При чем стол? Стол, по-видимому, не собирался подпрыгивать: стол, покорный осел, тащил грузы тарелок, и фруктов, и вин. Писательница Петровская, — та даже за уши схватилась от такого бессмысленного безвкусия: как оскорбленная оплеухой, дрожала; стыдно видеть своего мужа таким.
Мы стояли как на иголках; сели как на иголки; и весь вечер томились; а тут возник пренелепейший разговор; присяжный поверенный Соколов высказал свои «мистические» воззрения, на которые не отзывался никто, кроме «божьей коровки», младенца с сединками, Батюшкова; тот, схвативши кого-то за руки и патетически дергая руки, — то подбрасывал их себе под микитки, то бросал их себе под живот, с риском их оторвать: для выражения сочувствия к захваченным рукам и к присяжному поверенному Соколову.

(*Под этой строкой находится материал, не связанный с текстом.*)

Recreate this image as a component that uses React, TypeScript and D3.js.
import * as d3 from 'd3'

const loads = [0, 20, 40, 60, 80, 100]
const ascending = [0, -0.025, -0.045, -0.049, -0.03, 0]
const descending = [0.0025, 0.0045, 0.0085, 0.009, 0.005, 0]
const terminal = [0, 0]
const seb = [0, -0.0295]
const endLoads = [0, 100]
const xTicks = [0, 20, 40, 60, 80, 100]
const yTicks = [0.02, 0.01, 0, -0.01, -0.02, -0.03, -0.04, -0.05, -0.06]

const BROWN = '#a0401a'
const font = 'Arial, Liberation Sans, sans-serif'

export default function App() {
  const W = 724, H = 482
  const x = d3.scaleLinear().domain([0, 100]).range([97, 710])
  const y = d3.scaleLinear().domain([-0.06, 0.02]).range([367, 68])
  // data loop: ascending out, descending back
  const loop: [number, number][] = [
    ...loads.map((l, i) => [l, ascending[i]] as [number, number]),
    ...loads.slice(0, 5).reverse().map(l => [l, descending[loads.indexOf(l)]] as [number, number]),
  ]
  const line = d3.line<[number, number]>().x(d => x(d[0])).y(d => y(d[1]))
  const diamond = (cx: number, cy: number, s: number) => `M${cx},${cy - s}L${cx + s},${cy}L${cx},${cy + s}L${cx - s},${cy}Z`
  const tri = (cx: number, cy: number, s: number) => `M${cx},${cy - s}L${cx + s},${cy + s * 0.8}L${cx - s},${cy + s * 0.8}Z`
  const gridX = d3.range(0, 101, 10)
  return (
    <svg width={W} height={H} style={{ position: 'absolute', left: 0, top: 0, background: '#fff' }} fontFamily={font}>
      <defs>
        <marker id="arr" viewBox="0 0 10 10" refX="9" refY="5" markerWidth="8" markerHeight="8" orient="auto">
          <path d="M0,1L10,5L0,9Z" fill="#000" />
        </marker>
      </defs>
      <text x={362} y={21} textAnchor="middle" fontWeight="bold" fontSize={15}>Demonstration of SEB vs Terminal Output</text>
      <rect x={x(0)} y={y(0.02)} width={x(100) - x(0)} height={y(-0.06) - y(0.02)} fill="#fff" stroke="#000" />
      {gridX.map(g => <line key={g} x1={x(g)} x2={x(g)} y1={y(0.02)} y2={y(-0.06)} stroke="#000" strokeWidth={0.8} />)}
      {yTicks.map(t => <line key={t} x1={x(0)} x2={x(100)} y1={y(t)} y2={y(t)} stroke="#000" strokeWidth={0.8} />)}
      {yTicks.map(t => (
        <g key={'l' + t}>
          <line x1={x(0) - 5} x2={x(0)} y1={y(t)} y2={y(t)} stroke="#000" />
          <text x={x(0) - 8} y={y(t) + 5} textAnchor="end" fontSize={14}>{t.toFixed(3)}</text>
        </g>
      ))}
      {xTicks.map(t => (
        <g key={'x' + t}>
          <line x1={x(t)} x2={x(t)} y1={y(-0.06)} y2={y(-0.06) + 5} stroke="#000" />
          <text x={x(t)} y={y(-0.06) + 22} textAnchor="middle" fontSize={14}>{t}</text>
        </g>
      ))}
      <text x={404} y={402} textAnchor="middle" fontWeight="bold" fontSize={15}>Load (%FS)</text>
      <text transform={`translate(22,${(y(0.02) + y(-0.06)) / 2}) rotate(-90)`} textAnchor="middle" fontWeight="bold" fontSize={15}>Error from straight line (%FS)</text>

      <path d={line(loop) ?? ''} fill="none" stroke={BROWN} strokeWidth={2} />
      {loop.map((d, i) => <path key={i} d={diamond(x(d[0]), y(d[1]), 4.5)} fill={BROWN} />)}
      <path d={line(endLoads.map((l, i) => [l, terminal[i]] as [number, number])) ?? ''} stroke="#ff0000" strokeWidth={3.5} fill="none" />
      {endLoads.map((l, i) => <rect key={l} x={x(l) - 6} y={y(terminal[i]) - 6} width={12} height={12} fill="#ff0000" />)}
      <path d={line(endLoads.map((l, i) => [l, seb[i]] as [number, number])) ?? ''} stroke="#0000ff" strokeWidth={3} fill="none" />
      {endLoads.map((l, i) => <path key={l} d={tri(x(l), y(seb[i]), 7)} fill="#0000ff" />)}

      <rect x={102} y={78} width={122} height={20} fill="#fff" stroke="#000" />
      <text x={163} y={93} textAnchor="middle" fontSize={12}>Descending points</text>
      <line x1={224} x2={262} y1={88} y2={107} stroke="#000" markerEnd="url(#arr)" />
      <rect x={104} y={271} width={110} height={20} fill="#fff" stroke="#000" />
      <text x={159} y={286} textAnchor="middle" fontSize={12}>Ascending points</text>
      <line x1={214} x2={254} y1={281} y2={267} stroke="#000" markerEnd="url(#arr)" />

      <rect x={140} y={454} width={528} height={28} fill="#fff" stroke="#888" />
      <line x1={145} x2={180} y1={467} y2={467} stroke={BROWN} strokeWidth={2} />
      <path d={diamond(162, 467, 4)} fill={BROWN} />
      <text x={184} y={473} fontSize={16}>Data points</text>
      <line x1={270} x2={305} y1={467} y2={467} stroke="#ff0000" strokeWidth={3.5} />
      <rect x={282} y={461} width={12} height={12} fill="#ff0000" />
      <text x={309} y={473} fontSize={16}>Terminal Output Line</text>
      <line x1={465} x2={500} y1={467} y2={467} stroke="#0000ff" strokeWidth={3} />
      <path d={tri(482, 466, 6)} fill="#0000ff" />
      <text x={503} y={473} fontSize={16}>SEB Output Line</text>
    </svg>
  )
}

А Мишенька Эртель, блеснувши зеленым глазком, как кукушка облезлая, закачался и — задрожал усиным огрызом, выражая свой полный восторг Соколову.

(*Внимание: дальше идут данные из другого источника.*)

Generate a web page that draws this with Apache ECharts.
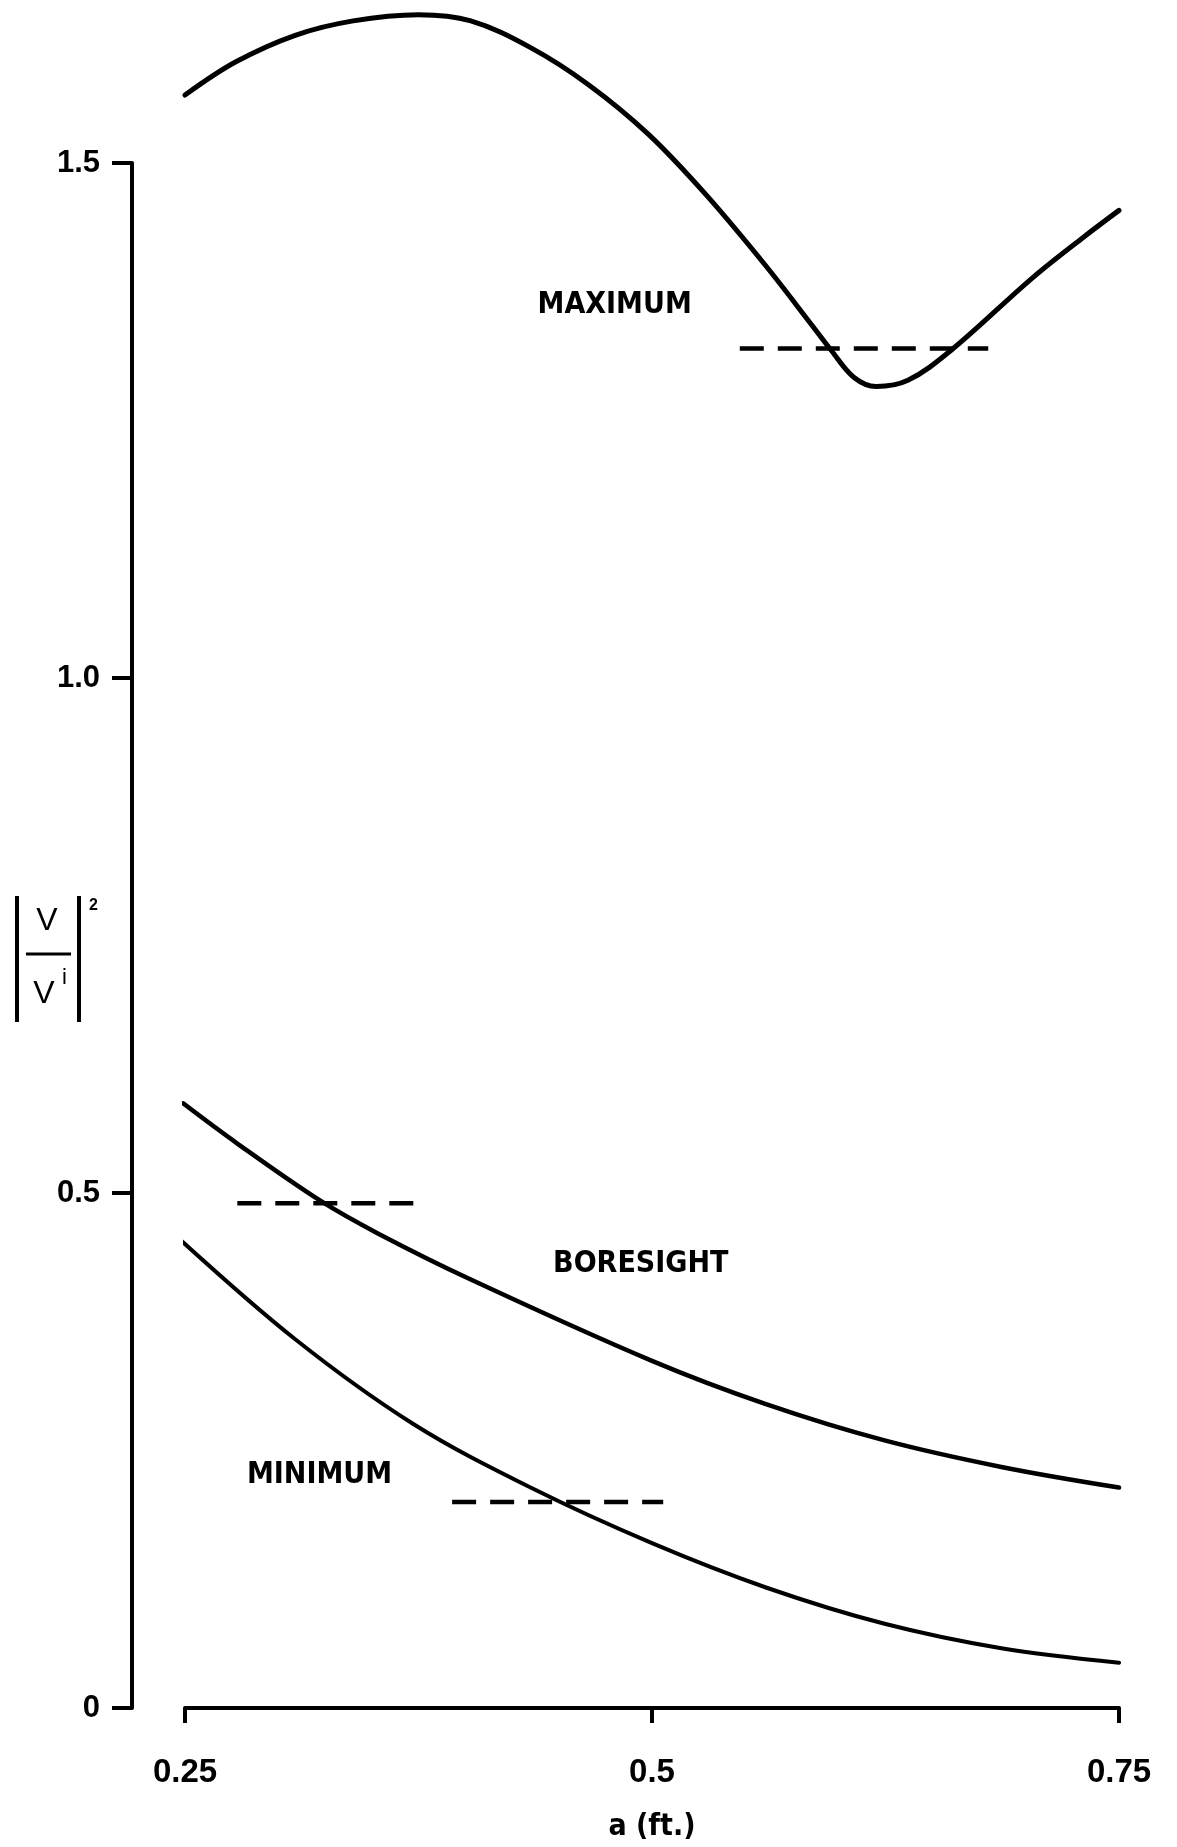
<!DOCTYPE html>
<html>
<head>
<meta charset="utf-8">
<script src="https://cdn.jsdelivr.net/npm/echarts@6/dist/echarts.min.js"></script>
<style>
html,body{margin:0;padding:0;background:#fff;}
#chart{width:1177px;height:1847px;}
</style>
</head>
<body>
<div id="chart"></div>
<script>
// ---- data ----
var xTicks = [0.25, 0.5, 0.75];
var yTicks = [0, 0.5, 1.0, 1.5];
var yTickLabels = {"0": "0", "0.5": "0.5", "1": "1.0", "1.5": "1.5"};

var maximumCurve = [
  [0.250,1.566],[0.277,1.598],[0.309,1.624],[0.340,1.638],[0.375,1.644],
  [0.403,1.638],[0.435,1.612],[0.466,1.576],[0.498,1.528],[0.529,1.469],
  [0.561,1.400],[0.585,1.344],[0.596,1.318],[0.608,1.292],[0.620,1.283],
  [0.637,1.289],[0.660,1.318],[0.704,1.389],[0.731,1.428],[0.750,1.454]
];
var boresightCurve = [
  [0.249,0.587],[0.278,0.548],[0.322,0.493],[0.353,0.461],[0.403,0.416],
  [0.500,0.337],[0.561,0.295],[0.624,0.260],[0.687,0.234],[0.750,0.214]
];
var minimumCurve = [
  [0.246,0.457],[0.309,0.358],[0.372,0.276],[0.435,0.214],[0.500,0.160],
  [0.561,0.117],[0.624,0.082],[0.687,0.058],[0.750,0.044]
];
var maximumDashed = [[0.547,1.320],[0.680,1.320]];
var boresightDashed = [[0.278,0.490],[0.377,0.490]];
var minimumDashed = [[0.393,0.200],[0.506,0.200]];

var curveLabels = ["MAXIMUM", "BORESIGHT", "MINIMUM"];
var curveLabelPos = [[0.480,1.362],[0.494,0.431],[0.322,0.226]];
var xAxisTitle = "a (ft.)";

// ---- chart ----
var chart = echarts.init(document.getElementById('chart'), null, {renderer:'canvas'});
var ink = '#000';
var tickFont = '"Liberation Sans", Arial, sans-serif';
var condFont = '"DejaVu Sans Condensed", "Liberation Sans Narrow", "Liberation Sans", sans-serif';

function curve(data, w){
  return {type:'line', data:data, smooth:0.35, showSymbol:false, clip:false, silent:true,
    lineStyle:{color:ink, width:w, cap:'round', join:'round'}};
}
function dashed(data){
  return {type:'line', data:data, showSymbol:false, clip:false, silent:true,
    lineStyle:{color:ink, width:4.5, type:[24,14]}};
}

var option = {
  backgroundColor:'#fff',
  animation:false,
  grid:{left:185, right:58, top:163, bottom:132, containLabel:false},
  xAxis:{
    type:'value', min:0.25, max:0.75, interval:0.25,
    position:'bottom',
    axisLine:{show:true, onZero:false, lineStyle:{color:ink, width:4}},
    axisTick:{show:true, length:15, lineStyle:{color:ink, width:4}},
    axisLabel:{color:ink, fontSize:33, fontWeight:'bold', fontFamily:tickFont, margin:48,
      formatter:function(v){return String(v);}},
    splitLine:{show:false},
    name:xAxisTitle, nameLocation:'middle', nameGap:104,
    nameTextStyle:{color:ink, fontSize:30, fontWeight:'bold', fontFamily:condFont}
  },
  yAxis:{
    type:'value', min:0, max:1.5, interval:0.5, offset:53,
    axisLine:{show:true, lineStyle:{color:ink, width:4}},
    axisTick:{show:true, length:20, lineStyle:{color:ink, width:4}},
    axisLabel:{color:ink, fontSize:31, fontWeight:'bold', fontFamily:tickFont, margin:32,
      formatter:function(v){return yTickLabels[String(v)];}},
    splitLine:{show:false}
  },
  series:[
    curve(maximumCurve, 5),
    curve(boresightCurve, 4.5),
    curve(minimumCurve, 4),
    dashed(maximumDashed),
    dashed(boresightDashed),
    dashed(minimumDashed),
    {type:'scatter', symbolSize:0, silent:true, clip:false,
     itemStyle:{opacity:1},
     data:curveLabels.map(function(t,i){return {value:curveLabelPos[i], name:t};}),
     label:{show:true, position:'inside', formatter:'{b}', color:ink, opacity:1,
       fontSize:30, fontWeight:'bold', fontFamily:condFont}}
  ],
  graphic:[
    {type:'line', shape:{x1:17, y1:896, x2:17, y2:1022}, style:{stroke:ink, lineWidth:4}},
    {type:'line', shape:{x1:79, y1:896, x2:79, y2:1022}, style:{stroke:ink, lineWidth:4}},
    {type:'line', shape:{x1:26, y1:954, x2:71, y2:954}, style:{stroke:ink, lineWidth:3}},
    {type:'text', x:47, y:921, style:{text:'V', fill:ink, fontSize:32, fontFamily:tickFont, align:'center', verticalAlign:'middle'}},
    {type:'text', x:44, y:994, style:{text:'V', fill:ink, fontSize:32, fontFamily:tickFont, align:'center', verticalAlign:'middle'}},
    {type:'text', x:62, y:978, style:{text:'i', fill:ink, fontSize:22, fontFamily:tickFont, align:'left', verticalAlign:'middle'}},
    {type:'text', x:89, y:906, style:{text:'2', fill:ink, fontSize:16, fontWeight:'bold', fontFamily:tickFont, align:'left', verticalAlign:'middle'}}
  ]
};
chart.setOption(option);
</script>
</body>
</html>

— «Сейгей Аексеич схватий — гы-ы-ы! — нам быка за гога!»
Соколов, надевая пенснэ: с томным, бархатным басом:
— «Спасибо, родной: вы меня понимаете!»
Я — чуть не в пол, как Петровская: «аргонавтический» фейерверк иль —
Все кричали у круглых столов, Беспокойно меняя место158.Тот вечер сыграл в моей жизни крупнейшую роль, провалив навсегда, окончательно, «стиль», из которого я хотел высечь мелодию искристого социального тока; так вот оно, новое качество в химии душ, в контрапункте сплетенья людей? Не гармония, а — «стол трясется». Мистерия жизни? Мистерия — мышь родила; вероятно, и слово-то «мюс» от «мюстэрион»; «тэр» же по-гречески — зверь;159 он и вылез: в тот вечер.
И после в годах я лишь вздрагиваю, слыша слово «мистерия»: и в 906, вспомнив про «грифское» бредище, я написал: «Гора родила мышь… Кто-то на вопрос хозяйки… „чаю?“ крикнул: „Чаю воскресения мертвых“… Водном доме оказалась просахаренной мебель; нельзя было садиться в кресла: везде липло» [ «Арабески», стр. 321160].

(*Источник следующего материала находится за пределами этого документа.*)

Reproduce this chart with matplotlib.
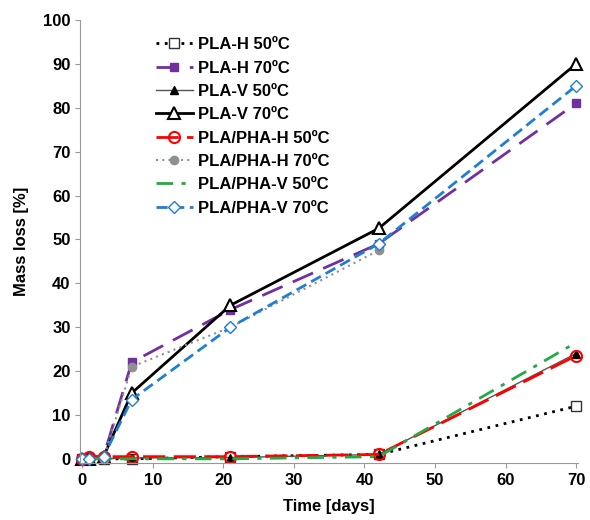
import numpy as np
import matplotlib.pyplot as plt

plt.rcParams['font.family'] = ['Liberation Sans', 'DejaVu Sans']

days = [0, 1, 3, 7, 21, 42, 70]
days_42 = [0, 1, 3, 7, 21, 42]

pla_h_50 = [0, 0, 0, 0, 0.5, 1, 12]
pla_h_70 = [0, 0.5, 0.5, 22, 34, 49, 81]
pla_v_50 = [0, 0, 0, 0.2, 0.3, 1, 24]
pla_v_70 = [0, 0, 0.5, 15, 35, 52.5, 90]
plapha_h_50 = [0, 0.5, 0.5, 0.5, 0.5, 1, 23.5]
plapha_h_70 = [0, 0, 0, 21, 30, 47.5]
plapha_v_50 = [0, 0, 0, 0, 0, 0.5, 26.5]
plapha_v_70 = [0, 0, 0.5, 13.5, 30, 49, 85]

fig, ax = plt.subplots(figsize=(5.9, 5.2), dpi=100)

ax.plot(days, pla_h_50, color='black', linestyle=(0, (1, 2)), linewidth=2,
        marker='s', markersize=7, markerfacecolor='white', markeredgecolor='#333333',
        label='PLA-H 50ºC', clip_on=False)
ax.plot(days, pla_h_70, color='#7030a0', linestyle=(0, (8, 4)), linewidth=2,
        marker='s', markersize=6, label='PLA-H 70ºC', clip_on=False)
ax.plot(days, pla_v_50, color='#555555', linestyle='-', linewidth=1,
        marker='^', markersize=6, markerfacecolor='black', markeredgecolor='black',
        label='PLA-V 50ºC', clip_on=False)
ax.plot(days, pla_v_70, color='black', linestyle='-', linewidth=2,
        marker='^', markersize=8, markerfacecolor='white', markeredgecolor='black',
        markeredgewidth=1.5, label='PLA-V 70ºC', clip_on=False)
ax.plot(days, plapha_h_50, color='red', linestyle=(0, (8, 3)), linewidth=2,
        marker='o', markersize=8, markerfacecolor='none', markeredgecolor='red',
        markeredgewidth=1.5, label='PLA/PHA-H 50ºC', clip_on=False)
ax.plot(days_42, plapha_h_70, color='#909090', linestyle=(0, (1, 2)), linewidth=1.5,
        marker='o', markersize=6, markerfacecolor='#909090', markeredgecolor='#909090',
        label='PLA/PHA-H 70ºC', clip_on=False)
ax.plot(days, plapha_v_50, color='#22aa44', linestyle=(0, (6, 3, 1.5, 3)), linewidth=2,
        label='PLA/PHA-V 50ºC', clip_on=False)
ax.plot(days, plapha_v_70, color='#1f7fd0', linestyle=(0, (4, 2)), linewidth=2,
        marker='D', markersize=6, markerfacecolor='white', markeredgecolor='#1f7fd0',
        label='PLA/PHA-V 70ºC', clip_on=False)

ax.set_xlim(-0.3, 70.3)
ax.set_ylim(-0.9, 100)
ax.set_xticks(np.arange(0, 71, 10))
ax.set_yticks(np.arange(0, 101, 10))
ax.set_xlabel('Time [days]', fontsize=12, fontweight='bold', labelpad=8)
ax.set_ylabel('Mass loss [%]', fontsize=12, fontweight='bold', labelpad=10)
ax.tick_params(labelsize=12, direction='out', color='#999999')
for lab in ax.get_xticklabels() + ax.get_yticklabels():
    lab.set_fontweight('bold')
for s in ['top', 'right']:
    ax.spines[s].set_visible(False)
for s in ['left', 'bottom']:
    ax.spines[s].set_color('#999999')

leg = ax.legend(loc='upper left', bbox_to_anchor=(0.122, 0.995), frameon=False,
                prop={'weight': 'bold', 'size': 12}, handlelength=2.2,
                labelspacing=0.5, handletextpad=0.3)

fig.subplots_adjust(left=0.136, right=0.98, top=0.9615, bottom=0.11)
fig.savefig('out.png')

Проваливался в этот вечер перед Блоками «аргонавтизм»; я сам перед собою давно провалился: в истории с Н***.
Александр Александрович сердцем почувствовал это во мне; «грифский» вечер связал с ним; он бросил на меня свой встревоженный взгляд через головы «монстриков»; вскоре мы вышли на мягкий снежок, порошивший полночную Знаменку.